NASDAQ to stumble around while getting its bearings after Fed outlook revision
The big takeaway from the Fed on Wednesday was that although they would start raising rates relatively soon, it would not be as soon as expected and would be at a slower pace than expected. The dot plot indicates that the rate would likely be no higher than 0.75% at the end of the year, and could well be only 0.50% - midpoint of 0.625%. Fed funds futures are now indicating that liftoff will likely not occur until October, and even next March we would still only be looking at only 0.75%. In other words, a benign rate environment for stocks for an entire year, minimum. The Fed did reaffirm that it will be data-driven, so fed funds futures are being based on market expectations for how the data will evolve over the next year.

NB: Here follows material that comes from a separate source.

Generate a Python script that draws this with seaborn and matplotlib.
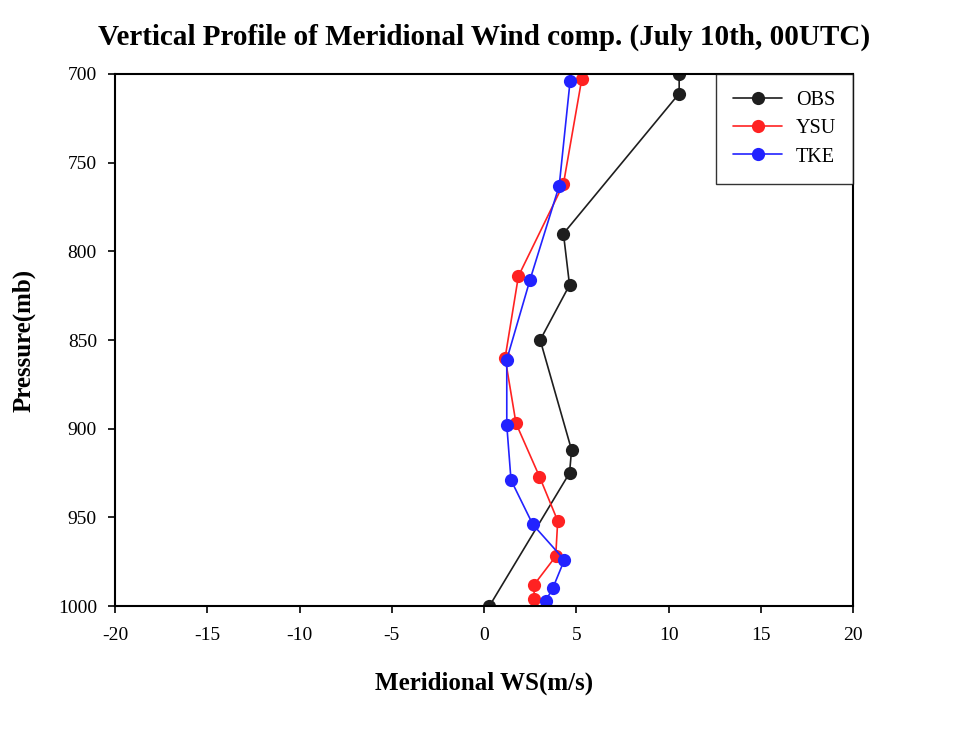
import matplotlib
matplotlib.use('Agg')
import matplotlib.pyplot as plt
import pandas as pd
import seaborn as sns

# observed profile
obs_ws = [10.57, 10.57, 4.30, 4.63, 3.04, 4.74, 4.63, 0.29]
obs_p = [700, 711, 790, 819, 850, 912, 925, 1000]

# YSU run
ysu_ws = [5.29, 4.30, 1.86, 1.14, 1.73, 3.00, 3.99, 3.88, 2.71, 2.71]
ysu_p = [703, 762, 814, 860, 897, 927, 952, 972, 988, 996]

# TKE run
tke_ws = [4.66, 4.07, 2.49, 1.23, 1.23, 1.46, 2.64, 4.35, 3.72, 3.34]
tke_p = [704, 763, 816, 861, 898, 929, 954, 974, 990, 997]

x_ticks = [-20, -15, -10, -5, 0, 5, 10, 15, 20]
y_ticks = [700, 750, 800, 850, 900, 950, 1000]

df = pd.concat([
    pd.DataFrame({'ws': obs_ws, 'p': obs_p, 'run': 'OBS'}),
    pd.DataFrame({'ws': ysu_ws, 'p': ysu_p, 'run': 'YSU'}),
    pd.DataFrame({'ws': tke_ws, 'p': tke_p, 'run': 'TKE'}),
], ignore_index=True)

sns.set_style('ticks')
plt.rcParams['font.family'] = ['Liberation Serif', 'DejaVu Serif']
plt.rcParams['axes.unicode_minus'] = False
plt.rcParams['text.color'] = 'black'
plt.rcParams['axes.labelcolor'] = 'black'

fig = plt.figure(figsize=(9.74, 7.37), dpi=100)
ax = fig.add_axes([0.118, 0.1777, 0.758, 0.7219])

palette = {'OBS': '#1e1e1e', 'YSU': '#ff2222', 'TKE': '#2222ff'}
sns.lineplot(data=df, x='ws', y='p', hue='run', palette=palette, sort=False,
             estimator=None, marker='o', markersize=9.5, markeredgewidth=0,
             linewidth=1.2, ax=ax)

ax.set_xlim(-20, 20)
ax.set_ylim(1000, 700)
ax.set_xticks(x_ticks)
ax.set_yticks(y_ticks)
ax.tick_params(axis='both', direction='out', length=5, width=1.2,
               labelsize=14, colors='black')
ax.tick_params(axis='x', pad=10)
ax.tick_params(axis='y', pad=8)
for sp in ax.spines.values():
    sp.set_linewidth(1.5)
    sp.set_color('black')

ax.set_xlabel('Meridional WS(m/s)', fontsize=18, fontweight='bold', labelpad=20)
ax.set_ylabel('Pressure(mb)', fontsize=18, fontweight='bold', labelpad=16)
fig.suptitle('Vertical Profile of Meridional Wind comp. (July 10th, 00UTC)',
             fontsize=21, fontweight='bold', x=0.497, y=0.968, color='black')

leg = ax.legend(loc='upper right', borderaxespad=0, fancybox=False,
                frameon=True, fontsize=14.5, handlelength=2.4, borderpad=0.85,
                labelspacing=0.45, handletextpad=0.7, title=None)
leg.get_frame().set_edgecolor('black')
leg.get_frame().set_linewidth(1.0)

fig.savefig('out.png', dpi=100)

In any case, a later and slower path for rising interest rates is considered good for stocks.
We did get a semi-decent pop for NASDAQ yesterday, but although 46 points is nice, it was still less than 1%, and therefore not as impressive as one might have hoped. That is actually a good thing - an outsize rally would have simply lead to much more intensive pressure for a corrective move.

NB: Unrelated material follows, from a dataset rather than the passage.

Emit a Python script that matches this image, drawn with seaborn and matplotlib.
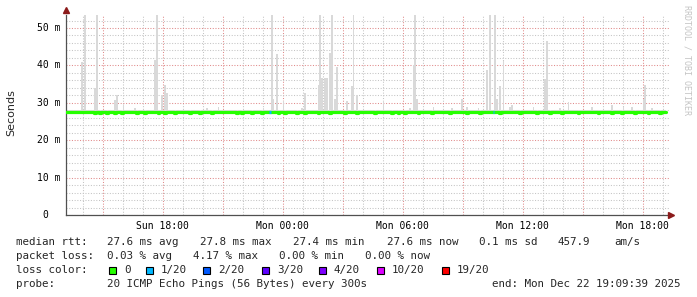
import numpy as np
import pandas as pd
import matplotlib
matplotlib.use("Agg")
import matplotlib.pyplot as plt
import matplotlib.transforms as mtransforms
from matplotlib.patches import Rectangle
from matplotlib.ticker import MultipleLocator
import seaborn as sns

# ---------------- data (hours since Sun 00:00, values in ms) ----------------
start_hour = 13 + 9 / 60 + 39 / 3600      # Sun 13:09:39
n_steps = 360                              # 30 h of 5-minute steps
base_median = 27.6
base_low = 27.3
base_high = 28.0

spike_hours = [13.95, 14.05, 14.6, 14.7, 15.55, 15.65, 16.0, 16.55, 17.6, 17.7,
               17.9, 18.1, 18.2, 20.15, 20.75, 23.0, 23.4, 23.5, 23.65, 24.0,
               24.95, 25.1, 25.75, 25.8, 25.95, 26.05, 26.15, 26.3, 26.4, 26.45,
               26.55, 26.65, 27.2, 27.4, 27.5, 27.7, 29.0, 30.3, 30.5, 30.6,
               30.7, 31.5, 32.45, 32.95, 33.15, 33.75, 34.2, 34.3, 34.55, 34.7,
               34.85, 35.0, 35.3, 35.45, 36.5, 37.1, 37.2, 37.8, 38.25, 39.4,
               40.4, 41.0, 41.4, 42.0, 42.1, 42.45]
spike_max = [41.0, 54.0, 34.0, 54.0, 30.8, 32.1, 29.4, 28.6, 41.5, 54.0,
             32.2, 34.8, 32.6, 28.5, 29.0, 28.6, 54.0, 31.1, 43.0, 30.6,
             28.6, 32.6, 34.8, 54.0, 36.6, 36.6, 36.6, 43.2, 43.0, 54.0,
             31.1, 39.5, 30.6, 34.4, 54.0, 32.1, 30.5, 28.7, 40.2, 54.0,
             30.9, 29.0, 28.7, 31.0, 29.0, 28.7, 38.9, 54.0, 54.0, 31.0,
             34.4, 41.3, 29.0, 29.4, 29.0, 36.4, 46.4, 28.7, 30.3, 29.0,
             29.4, 29.0, 28.8, 30.9, 34.8, 28.6]

dip_hours = [14.55, 14.85, 15.2, 15.55, 15.95, 16.7, 17.1, 17.75, 18.1, 18.6,
             19.3, 19.85, 20.45, 21.7, 21.95, 22.45, 22.95, 23.75, 24.1, 24.65,
             25.1, 25.75, 26.35, 27.1, 27.65, 28.6, 29.45, 29.75, 30.05, 30.75,
             31.45, 32.35, 33.15, 33.85, 34.85, 35.85, 36.7, 37.35, 37.95, 38.75,
             39.75, 40.4, 40.95, 41.6, 42.25, 42.85]
dip_median = 27.4

loss_hours = [23.35, 34.5]
loss_color_idx = [1, 1]

tick_hours = [18, 24, 30, 36, 42]
tick_labels = ["Sun 18:00", "Mon 00:00", "Mon 06:00", "Mon 12:00", "Mon 18:00"]
ytick_vals = [0, 10, 20, 30, 40, 50]
ytick_labels = ["0", "10 m", "20 m", "30 m", "40 m", "50 m"]

loss_names = ["0", "1/20", "2/20", "3/20", "4/20", "10/20", "19/20"]
loss_colors = ["#26ff00", "#00b8ff", "#0059ff", "#5e00ff", "#7e00ff", "#dd00ff", "#ff0000"]

rtt_stats = ["27.6 ms avg", "27.8 ms max", "27.4 ms min", "27.6 ms now", "0.1 ms sd", "457.9", "am/s"]
loss_stats = ["0.03 % avg", "4.17 % max", "0.00 % min", "0.00 % now"]
probe_text = "20 ICMP Echo Pings (56 Bytes) every 300s"
end_text = "end: Mon Dec 22 19:09:39 2025"

# ---------------- build table ----------------
step = 5 / 60
t = start_hour + np.arange(n_steps) * step
med = np.full(n_steps, base_median)
hi = np.full(n_steps, base_high)
for h, v in zip(spike_hours, spike_max):
    i = int(round((h - start_hour) / step))
    if 0 <= i < n_steps:
        hi[i] = max(hi[i], v)
for h in dip_hours:
    i = int(round((h - start_hour) / step))
    if 0 <= i < n_steps:
        med[i] = dip_median
df = pd.DataFrame({"t": t, "median": med, "hi": hi})

# ---------------- figure ----------------
W, H = 697, 297
sns.set_style("white")
plt.rcParams["font.family"] = ["DejaVu Sans Mono"]
fig = plt.figure(figsize=(W / 100, H / 100), dpi=100, facecolor="white")
L, R, T, B = 66, 669, 15, 215
ax = fig.add_axes([L / W, 1 - B / H, (R - L) / W, (B - T) / H])
ax.set_facecolor("white")

x0 = start_hour
x1 = start_hour + (R - L) / 20.0
ax.set_xlim(x0, x1)
ax.set_ylim(0, (B - T) / 3.74)

# grid
ax.xaxis.set_major_locator(MultipleLocator(3))
ax.xaxis.set_minor_locator(MultipleLocator(1))
ax.yaxis.set_major_locator(MultipleLocator(10))
ax.yaxis.set_minor_locator(MultipleLocator(2))
ax.set_axisbelow(True)
ax.grid(which="minor", color="#c4c4c4", ls=(0, (1, 1.6)), lw=0.75)
ax.grid(which="major", color="#e08a8a", ls=(0, (1, 1.6)), lw=0.75)

# smoke
ax.bar(df["t"], df["hi"] - base_low, bottom=base_low, width=step, align="edge",
       color="#d9d9d9", linewidth=0, zorder=2)

# median line (loss 0 colour), then lossy intervals
edge_t = np.append(df["t"].values, df["t"].values[-1] + step)
edge_m = np.append(df["median"].values, df["median"].values[-1])
sns.lineplot(x=edge_t, y=edge_m, drawstyle="steps-post", color=loss_colors[0],
             lw=2.3, ax=ax, zorder=3)
for h, ci in zip(loss_hours, loss_color_idx):
    i = int(round((h - start_hour) / step))
    ax.hlines(med[i], t[i], t[i] + step, color=loss_colors[ci], lw=2.3, zorder=4)

# axes
for s in ["top", "right"]:
    ax.spines[s].set_visible(False)
for s in ["left", "bottom"]:
    ax.spines[s].set_color("#505050")
    ax.spines[s].set_linewidth(0.9)
ax.set_xlabel("")
ax.set_ylabel("")

major_x = ax.xaxis.get_major_locator().tick_values(x0, x1)
major_x = [m for m in major_x if x0 <= m <= x1]
lab_map = dict(zip(tick_hours, tick_labels))
ax.set_xticks(major_x, labels=[lab_map.get(int(round(m)), "") if abs(m - round(m)) < 1e-6 else "" for m in major_x])
ax.tick_params(axis="x", which="major", length=3, width=0.8, color="#777777", pad=1.5,
               labelsize=7, labelcolor="black")
ax.tick_params(axis="x", which="minor", length=2, width=0.8, color="#999999")
ax.set_yticks(ytick_vals, labels=[""] * len(ytick_vals))
ax.tick_params(axis="y", which="major", length=3, width=0.8, color="#777777")
ax.tick_params(axis="y", which="minor", length=0)

blend = mtransforms.blended_transform_factory(fig.transFigure, ax.transData)
for v, lab in zip(ytick_vals, ytick_labels):
    xr = 60 if " " in lab else 48
    fig.text(xr / W, 0, lab, transform=blend, ha="right", va="center", fontsize=7,
             color="black").set_y(v)

# arrows
ax.plot([x0], [ax.get_ylim()[1] + 1.3], marker="^", ms=5, color="#8b1a1a", clip_on=False, zorder=5)
ax.plot([x1 + 0.12], [0], marker=">", ms=5, color="#8b1a1a", clip_on=False, zorder=5)

# y label, watermark
fig.text(11 / W, 1 - 113 / H, "Seconds", rotation=90, ha="center", va="center",
         fontsize=8, family=["DejaVu Sans"])
fig.text(687 / W, 1 - 60 / H, "RRDTOOL / TOBI OETIKER", rotation=270, ha="center",
         va="center", fontsize=6, color="#c4c4c4")

# legend text
fs = 7.8
def put(x, ybase, s, **kw):
    fig.text(x / W, 1 - ybase / H, s, ha="left", va="baseline", fontsize=fs, **kw)

put(16, 245, "median rtt:")
for x, s in zip([107, 200, 293, 387, 479, 558, 614], rtt_stats):
    put(x, 245, s)
put(16, 259, "packet loss:")
for x, s in zip([107, 193, 279, 365], loss_stats):
    put(x, 259, s)
put(16, 273, "loss color:")
sq_x = [109, 146, 203, 262, 319, 377, 442]
for x, name, c in zip(sq_x, loss_names, loss_colors):
    fig.patches.append(Rectangle((x / W, 1 - 273.5 / H), 7 / W, 7 / H, transform=fig.transFigure,
                                 facecolor=c, edgecolor="black", lw=0.8))
    put(x + 15, 273, name)
put(16, 287, "probe:")
put(107, 287, probe_text)
put(492, 287, end_text)

fig.savefig("out.png", dpi=100, facecolor="white")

The great unanswered question, that even the Fed cannot answer, is how the hedge funds will respond and revise their own risk bias going forward. They may indeed take on more risk in the coming days and weeks, or they may decide that the lackluster nature of yesterday's pop may mean that NASDAQ is more prone to further weakness than further strength. We have no way of knowing in advance how the hedge funds will react, until after the fact and in aggregate. They each have their own peculiar speculation strategies and their own risk criteria, and they each march to the beat of their own drummers.
It may take a few days for the market to settle down into a more clear trading trend, although even then the trend will be quite obscured by the froth of volatility.
NASDAQ futures are down a little, indicating a modest pullback at the open, but that's to be expected after a big gain, as people prepare for at least a little consolidation while the non-traders decide whether to increase or decrease their exposure to stocks. As usual, futures and the opening move are not reliable indicators of how the market will trend for the rest of the day.
The pop yesterday afternoon was a classic relief rally, but whether it has now run its course or has a lot further to run is of course unknown.
It was nice to see NASDAQ poke briefly above the 5000 level again. That may have been a factor in limiting the final size of the rally yesterday. Whether NASDAQ needs to consolidate more before finally establishing a beachhead above the 5000 level remains to be seen. Unfortunately, psychology can have an outsize influence on markets even though fundamentals should in theory be ruling the roost.